* Begin GIVEN MATERIAL *
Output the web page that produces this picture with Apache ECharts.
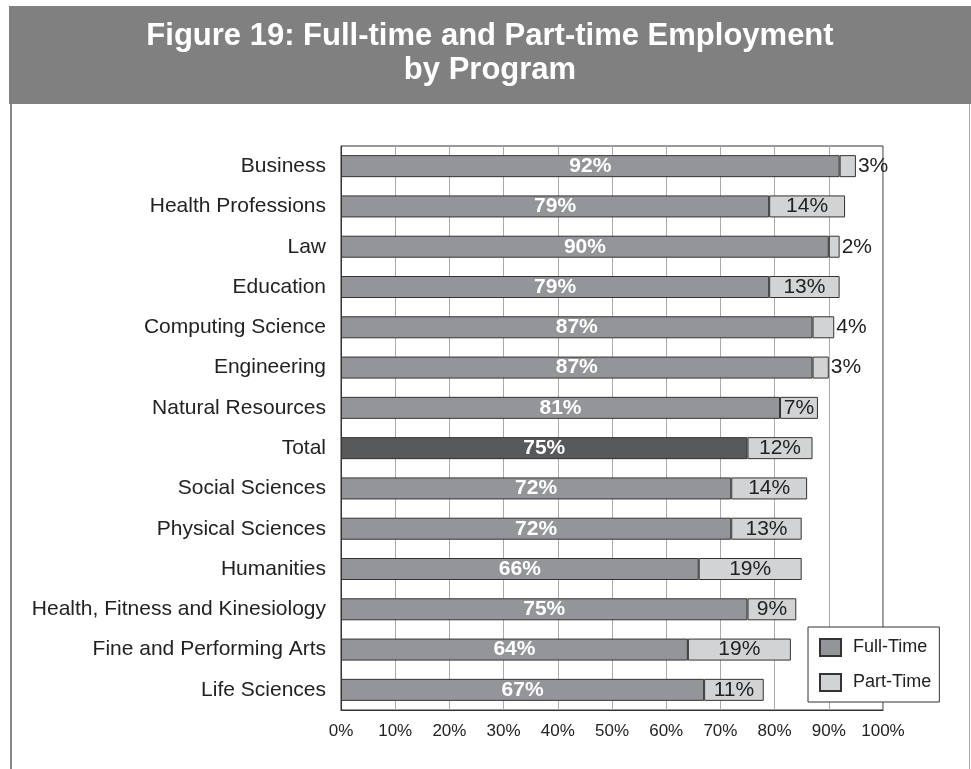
<!DOCTYPE html>
<html>
<head>
<meta charset="utf-8">
<script src="https://cdn.jsdelivr.net/npm/echarts@6/dist/echarts.min.js"></script>
<style>html,body{margin:0;padding:0;background:#fff;}#c{width:971px;height:769px;}</style>
</head>
<body>
<div id="c"></div>
<script>
const categories = ['Business','Health Professions','Law','Education','Computing Science','Engineering','Natural Resources','Total','Social Sciences','Physical Sciences','Humanities','Health, Fitness and Kinesiology','Fine and Performing Arts','Life Sciences'];
const fullTime = [92,79,90,79,87,87,81,75,72,72,66,75,64,67];
const partTime = [3,14,2,13,4,3,7,12,14,13,19,9,19,11];
const xTicks = [0,10,20,30,40,50,60,70,80,90,100];

const chart = echarts.init(document.getElementById('c'), null, {renderer:'canvas'});
const font = '"Liberation Sans", Arial, Helvetica, sans-serif';

const ftData = fullTime.map((v,i)=>({
  value: v,
  itemStyle: categories[i]==='Total' ? {color:'#58595b'} : undefined
}));
const ptData = partTime.map(v=>({
  value: v,
  label: v < 5 ? {position:'right', distance:2} : {position:'inside'}
}));

chart.setOption({
  animation:false,
  textStyle:{fontFamily:font},
  graphic:[
    {type:'rect', shape:{x:9,y:6,width:962,height:98}, style:{fill:'#808080'}, z:-1},
    {type:'line', shape:{x1:11,y1:104,x2:11,y2:769}, style:{stroke:'#888',lineWidth:2}},
    {type:'line', shape:{x1:969.5,y1:104,x2:969.5,y2:769}, style:{stroke:'#aaa',lineWidth:1}},
    {type:'text', x:490, y:36, style:{text:'Figure 19: Full-time and Part-time Employment', fill:'#fff', font:'bold 31px '+font, textAlign:'center', textVerticalAlign:'middle'}},
    {type:'text', x:490, y:70, style:{text:'by Program', fill:'#fff', font:'bold 31px '+font, textAlign:'center', textVerticalAlign:'middle'}}
  ],
  grid:{left:341, top:146, width:542, height:564, show:true, borderColor:'#333', borderWidth:1, backgroundColor:'transparent'},
  legend:{
    orient:'vertical', left:808, top:627,
    padding:[11,8,10,11], itemGap:16, itemWidth:21, itemHeight:17,
    icon:'rect',
    backgroundColor:'#fff', borderColor:'#333', borderWidth:1,
    textStyle:{fontSize:18, color:'#222', fontFamily:font, padding:[0,0,0,7]},
    data:['Full-Time','Part-Time']
  },
  xAxis:{
    type:'value', min:0, max:100, interval:10,
    axisLine:{show:true, lineStyle:{color:'#333'}},
    axisTick:{show:false},
    splitLine:{show:true, lineStyle:{color:'#aaa', width:1}},
    axisLabel:{formatter:v=>xTicks.includes(v)?v+'%':'', fontSize:17, color:'#222', margin:13, fontFamily:font}
  },
  yAxis:{
    type:'category', data:categories, inverse:true,
    axisLine:{show:true, lineStyle:{color:'#333'}},
    axisTick:{show:false},
    axisLabel:{fontSize:21, color:'#222', margin:15, fontFamily:font}
  },
  series:[
    {name:'Full-Time', type:'bar', stack:'a', data:ftData, barWidth:22,
     itemStyle:{color:'#939598', borderColor:'#333', borderWidth:1},
     label:{show:true, position:'inside', formatter:'{c}%', color:'#fff', fontWeight:'bold', fontSize:21, fontFamily:font}},
    {name:'Part-Time', type:'bar', stack:'a', data:ptData, barWidth:22,
     itemStyle:{color:'#d1d3d4', borderColor:'#333', borderWidth:1},
     label:{show:true, formatter:'{c}%', color:'#222', fontSize:21, fontFamily:font}}
  ]
});
</script>
</body>
</html>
* End GIVEN MATERIAL *
INSTRUCTION. Write out the lines from the start of the material to the line with "const xTicks = [0,10,20,30,40,50,60,70,80,90,100];", inclusive and exactly. Skip the pictures.

EXERCISE ANSWER.
Output the web page that produces this picture with Apache ECharts.
<!DOCTYPE html>
<html>
<head>
<meta charset="utf-8">
<script src="https://cdn.jsdelivr.net/npm/echarts@6/dist/echarts.min.js"></script>
<style>html,body{margin:0;padding:0;background:#fff;}#c{width:971px;height:769px;}</style>
</head>
<body>
<div id="c"></div>
<script>
const categories = ['Business','Health Professions','Law','Education','Computing Science','Engineering','Natural Resources','Total','Social Sciences','Physical Sciences','Humanities','Health, Fitness and Kinesiology','Fine and Performing Arts','Life Sciences'];
const fullTime = [92,79,90,79,87,87,81,75,72,72,66,75,64,67];
const partTime = [3,14,2,13,4,3,7,12,14,13,19,9,19,11];
const xTicks = [0,10,20,30,40,50,60,70,80,90,100];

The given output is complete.